Following Insomniac’s much-anticipated Marvel’s Spider-Man 2, fans are eager to see the roster of new villains that this game promises to deliver. Much excitement exists around the inclusion of Kraven the Hunter, depicted in-game as the leader of a faction of mercenaries called the “Hunters.” While Kraven is now regarded as a fan-favorite, it hasn’t always been this way. First appearing in Stan Lee and Steve Ditko’s The Amazing Spider-Man #15 in 1964, the antagonist was less menacing than something of a joke. A Tarzan-esque big game hunter pursuing the biggest game of all (in his eyes, Spider-Man), Kraven’s power set was underwhelming, his costume ludicrous, and his motives flimsy at best. Even after appearing as a member of Doctor Octopus’s original iteration of the Sinister Six in Lee and Ditko’s The Amazing Spider-Man Annual #1, the villain failed to present himself as a substantial threat.

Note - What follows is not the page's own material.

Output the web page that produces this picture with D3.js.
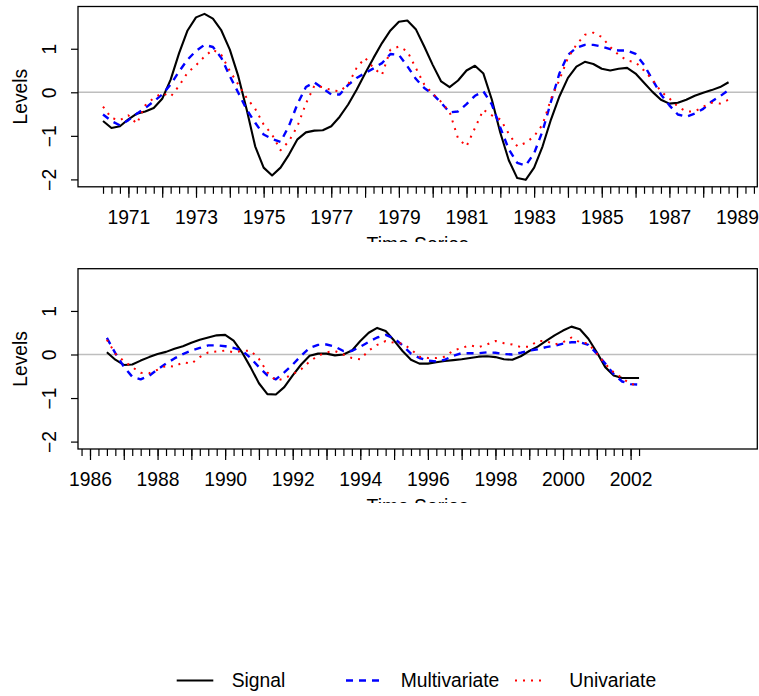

All this was turned on its head following the 1987 release of J.M. DeMatteis and Mike Zeck’s Kraven’s Last Hunt. Spanning The Amazing Spider-Man and its sister titles, the arc seemingly came out of nowhere. Gone was the quip-a-minute Spider-Man, as was the ridicule prone Kraven the Hunter of tales past. DeMatteis provided a Gothic, cerebral, and deeply atmospheric story that portrayed Spider-Man at his most vulnerable and painted Kraven in a sinister light that many fans thought impossible before. The great irony is that editors would never have allowed DeMatteis to utilize a more established, popular villain in such a way, given Kraven’s fate come the arc’s dramatic conclusion. Free of editorial restraint, however, DeMatteis provided the villain’s defining arc and constructed the greatest Spider-Man story ever told. Surprisingly, Kraven’s Last Hunt boasts a limited legacy, but this is part of the story’s unique strength.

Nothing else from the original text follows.